Task to complete: Repeat the data below exactly, dropping any pictures it holds.

Supplied data:
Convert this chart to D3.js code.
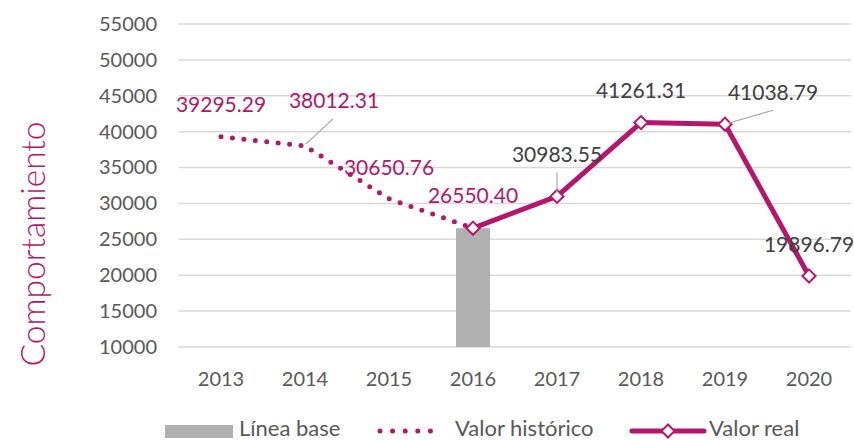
<!DOCTYPE html>
<meta charset="utf-8">
<style>
body { margin: 0; background: #fff; }
text { font-family: Lato, "Open Sans", sans-serif; }
.grid line { stroke: #d9d9d9; stroke-width: 1.5px; }
</style>
<svg width="854" height="440"></svg>
<script src="https://cdn.jsdelivr.net/npm/d3@7"></script>
<script>

var years = ["2013", "2014", "2015", "2016", "2017", "2018", "2019", "2020"];
var baseline = [null, null, null, 26550.40, null, null, null, null];
var historico = [39295.29, 38012.31, 30650.76, 26550.40, null, null, null, null];
var real = [null, null, null, 26550.40, 30983.55, 41261.31, 41038.79, 19896.79];
var yTicks = [10000, 15000, 20000, 25000, 30000, 35000, 40000, 45000, 50000, 55000];

// label value shown per year, and which series it belongs to
var labelValues = [39295.29, 38012.31, 30650.76, 26550.40, 30983.55, 41261.31, 41038.79, 19896.79];
var labelHist = [true, true, true, true, false, false, false, false];

var magenta = "#b5166b";
var svg = d3.select("svg");

var x = d3.scaleBand().domain(years).range([179, 851]);
var y = d3.scaleLinear().domain([10000, 55000]).range([347, 24]);
var cx = function(i) { return x(years[i]) + x.bandwidth() / 2; };

// gridlines
svg.append("g").attr("class", "grid")
  .selectAll("line").data(yTicks).enter().append("line")
    .attr("x1", 179).attr("x2", 851)
    .attr("y1", d => y(d)).attr("y2", d => y(d));

// y axis labels
var yAxis = svg.append("g")
  .attr("transform", "translate(157,0)")
  .call(d3.axisLeft(y).tickValues(yTicks).tickSize(0).tickPadding(0).tickFormat(d3.format("d")));
yAxis.select(".domain").remove();
yAxis.selectAll("text").style("fill", "#595959").style("font-size", "20px").style("font-family", "Lato");

// x axis labels
var xAxis = svg.append("g")
  .attr("transform", "translate(0,372)")
  .call(d3.axisBottom(x).tickSize(0).tickPadding(0));
xAxis.select(".domain").remove();
xAxis.selectAll("text").style("fill", "#595959").style("font-size", "20px").style("font-family", "Lato").attr("dy", "0.71em");

// axis title
svg.append("text")
  .attr("transform", "translate(45,244) rotate(-90)")
  .attr("text-anchor", "middle")
  .style("font-size", "33.5px")
  .style("font-weight", "300")
  .style("fill", magenta)
  .text("Comportamiento");

// base bar
var barW = 34;
svg.selectAll(".bar").data(baseline.map((v, i) => ({v: v, i: i})).filter(d => d.v != null))
  .enter().append("rect")
    .attr("x", d => cx(d.i) - barW / 2)
    .attr("width", barW)
    .attr("y", d => y(d.v))
    .attr("height", d => y(10000) - y(d.v))
    .attr("fill", "#b0b0b0");

var line = d3.line()
  .defined(d => d != null)
  .x((d, i) => cx(i))
  .y(d => y(d));

// historic dotted line
svg.append("path")
  .attr("d", line(historico))
  .attr("fill", "none")
  .attr("stroke", magenta)
  .attr("stroke-width", 5)
  .attr("stroke-linecap", "round")
  .attr("stroke-dasharray", "0 11.5");

// real line
svg.append("path")
  .attr("d", line(real))
  .attr("fill", "none")
  .attr("stroke", magenta)
  .attr("stroke-width", 5)
  .attr("stroke-linejoin", "round");

var diamond = d3.symbol().type(d3.symbolDiamond2).size(110);
svg.selectAll(".mk").data(real.map((v, i) => ({v: v, i: i})).filter(d => d.v != null))
  .enter().append("path")
    .attr("d", diamond)
    .attr("transform", d => "translate(" + cx(d.i) + "," + y(d.v) + ")")
    .attr("fill", "#fff")
    .attr("stroke", magenta)
    .attr("stroke-width", 2);

// data labels: offsets from point
var labelOffsets = [[0, -25], [29, -38], [0, -24], [0, -25], [0, -34], [0, -25], [48, -24], [0, -24]];
var leaders = [null, [[28, -27], [1, -2]], null, null, [[0, -24], [0, -4]], null, [[48, -14], [3, -1]], null];

leaders.forEach(function(l, i) {
  if (!l) return;
  var px = cx(i), py = y(labelValues[i]);
  svg.append("line")
    .attr("x1", px + l[0][0]).attr("y1", py + l[0][1])
    .attr("x2", px + l[1][0]).attr("y2", py + l[1][1])
    .attr("stroke", "#a6a6a6").attr("stroke-width", 1.2);
});

svg.selectAll(".lbl").data(labelValues).enter().append("text")
  .attr("x", (d, i) => cx(i) + labelOffsets[i][0])
  .attr("y", (d, i) => y(d) + labelOffsets[i][1])
  .attr("text-anchor", "middle")
  .style("font-size", "21px")
  .style("fill", (d, i) => labelHist[i] ? magenta : "#404040")
  .text(d => d3.format(".2f")(d));

// legend
var lg = svg.append("g").attr("transform", "translate(0,431)");
lg.append("rect").attr("x", 165).attr("y", -6).attr("width", 68).attr("height", 13).attr("fill", "#b0b0b0");
lg.append("text").attr("x", 239).attr("y", 4.5).style("font-size", "22px").style("fill", "#595959").text("Línea base");
lg.append("line").attr("x1", 380).attr("x2", 443).attr("y1", 0).attr("y2", 0)
  .attr("stroke", magenta).attr("stroke-width", 5).attr("stroke-linecap", "round").attr("stroke-dasharray", "0 12.6");
lg.append("text").attr("x", 455).attr("y", 4.5).style("font-size", "22px").style("fill", "#595959").text("Valor histórico");
lg.append("line").attr("x1", 632).attr("x2", 704).attr("y1", 0).attr("y2", 0)
  .attr("stroke", magenta).attr("stroke-width", 5).attr("stroke-linecap", "round");
lg.append("path").attr("d", diamond).attr("transform", "translate(668,0)")
  .attr("fill", "#fff").attr("stroke", magenta).attr("stroke-width", 2);
lg.append("text").attr("x", 709).attr("y", 4.5).style("font-size", "22px").style("fill", "#595959").text("Valor real");

</script>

Output of the task:
Convert this chart to D3.js code.
<!DOCTYPE html>
<meta charset="utf-8">
<style>
body { margin: 0; background: #fff; }
text { font-family: Lato, "Open Sans", sans-serif; }
.grid line { stroke: #d9d9d9; stroke-width: 1.5px; }
</style>
<svg width="854" height="440"></svg>
<script src="https://cdn.jsdelivr.net/npm/d3@7"></script>
<script>

var years = ["2013", "2014", "2015", "2016", "2017", "2018", "2019", "2020"];
var baseline = [null, null, null, 26550.40, null, null, null, null];
var historico = [39295.29, 38012.31, 30650.76, 26550.40, null, null, null, null];
var real = [null, null, null, 26550.40, 30983.55, 41261.31, 41038.79, 19896.79];
var yTicks = [10000, 15000, 20000, 25000, 30000, 35000, 40000, 45000, 50000, 55000];

// label value shown per year, and which series it belongs to
var labelValues = [39295.29, 38012.31, 30650.76, 26550.40, 30983.55, 41261.31, 41038.79, 19896.79];
var labelHist = [true, true, true, true, false, false, false, false];

var magenta = "#b5166b";
var svg = d3.select("svg");

var x = d3.scaleBand().domain(years).range([179, 851]);
var y = d3.scaleLinear().domain([10000, 55000]).range([347, 24]);
var cx = function(i) { return x(years[i]) + x.bandwidth() / 2; };

// gridlines
svg.append("g").attr("class", "grid")
  .selectAll("line").data(yTicks).enter().append("line")
    .attr("x1", 179).attr("x2", 851)
    .attr("y1", d => y(d)).attr("y2", d => y(d));

// y axis labels
var yAxis = svg.append("g")
  .attr("transform", "translate(157,0)")
  .call(d3.axisLeft(y).tickValues(yTicks).tickSize(0).tickPadding(0).tickFormat(d3.format("d")));
yAxis.select(".domain").remove();
yAxis.selectAll("text").style("fill", "#595959").style("font-size", "20px").style("font-family", "Lato");

// x axis labels
var xAxis = svg.append("g")
  .attr("transform", "translate(0,372)")
  .call(d3.axisBottom(x).tickSize(0).tickPadding(0));
xAxis.select(".domain").remove();
xAxis.selectAll("text").style("fill", "#595959").style("font-size", "20px").style("font-family", "Lato").attr("dy", "0.71em");

// axis title
svg.append("text")
  .attr("transform", "translate(45,244) rotate(-90)")
  .attr("text-anchor", "middle")
  .style("font-size", "33.5px")
  .style("font-weight", "300")
  .style("fill", magenta)
  .text("Comportamiento");

// base bar
var barW = 34;
svg.selectAll(".bar").data(baseline.map((v, i) => ({v: v, i: i})).filter(d => d.v != null))
  .enter().append("rect")
    .attr("x", d => cx(d.i) - barW / 2)
    .attr("width", barW)
    .attr("y", d => y(d.v))
    .attr("height", d => y(10000) - y(d.v))
    .attr("fill", "#b0b0b0");

var line = d3.line()
  .defined(d => d != null)
  .x((d, i) => cx(i))
  .y(d => y(d));

// historic dotted line
svg.append("path")
  .attr("d", line(historico))
  .attr("fill", "none")
  .attr("stroke", magenta)
  .attr("stroke-width", 5)
  .attr("stroke-linecap", "round")
  .attr("stroke-dasharray", "0 11.5");

// real line
svg.append("path")
  .attr("d", line(real))
  .attr("fill", "none")
  .attr("stroke", magenta)
  .attr("stroke-width", 5)
  .attr("stroke-linejoin", "round");

var diamond = d3.symbol().type(d3.symbolDiamond2).size(110);
svg.selectAll(".mk").data(real.map((v, i) => ({v: v, i: i})).filter(d => d.v != null))
  .enter().append("path")
    .attr("d", diamond)
    .attr("transform", d => "translate(" + cx(d.i) + "," + y(d.v) + ")")
    .attr("fill", "#fff")
    .attr("stroke", magenta)
    .attr("stroke-width", 2);

// data labels: offsets from point
var labelOffsets = [[0, -25], [29, -38], [0, -24], [0, -25], [0, -34], [0, -25], [48, -24], [0, -24]];
var leaders = [null, [[28, -27], [1, -2]], null, null, [[0, -24], [0, -4]], null, [[48, -14], [3, -1]], null];

leaders.forEach(function(l, i) {
  if (!l) return;
  var px = cx(i), py = y(labelValues[i]);
  svg.append("line")
    .attr("x1", px + l[0][0]).attr("y1", py + l[0][1])
    .attr("x2", px + l[1][0]).attr("y2", py + l[1][1])
    .attr("stroke", "#a6a6a6").attr("stroke-width", 1.2);
});

svg.selectAll(".lbl").data(labelValues).enter().append("text")
  .attr("x", (d, i) => cx(i) + labelOffsets[i][0])
  .attr("y", (d, i) => y(d) + labelOffsets[i][1])
  .attr("text-anchor", "middle")
  .style("font-size", "21px")
  .style("fill", (d, i) => labelHist[i] ? magenta : "#404040")
  .text(d => d3.format(".2f")(d));

// legend
var lg = svg.append("g").attr("transform", "translate(0,431)");
lg.append("rect").attr("x", 165).attr("y", -6).attr("width", 68).attr("height", 13).attr("fill", "#b0b0b0");
lg.append("text").attr("x", 239).attr("y", 4.5).style("font-size", "22px").style("fill", "#595959").text("Línea base");
lg.append("line").attr("x1", 380).attr("x2", 443).attr("y1", 0).attr("y2", 0)
  .attr("stroke", magenta).attr("stroke-width", 5).attr("stroke-linecap", "round").attr("stroke-dasharray", "0 12.6");
lg.append("text").attr("x", 455).attr("y", 4.5).style("font-size", "22px").style("fill", "#595959").text("Valor histórico");
lg.append("line").attr("x1", 632).attr("x2", 704).attr("y1", 0).attr("y2", 0)
  .attr("stroke", magenta).attr("stroke-width", 5).attr("stroke-linecap", "round");
lg.append("path").attr("d", diamond).attr("transform", "translate(668,0)")
  .attr("fill", "#fff").attr("stroke", magenta).attr("stroke-width", 2);
lg.append("text").attr("x", 709).attr("y", 4.5).style("font-size", "22px").style("fill", "#595959").text("Valor real");

</script>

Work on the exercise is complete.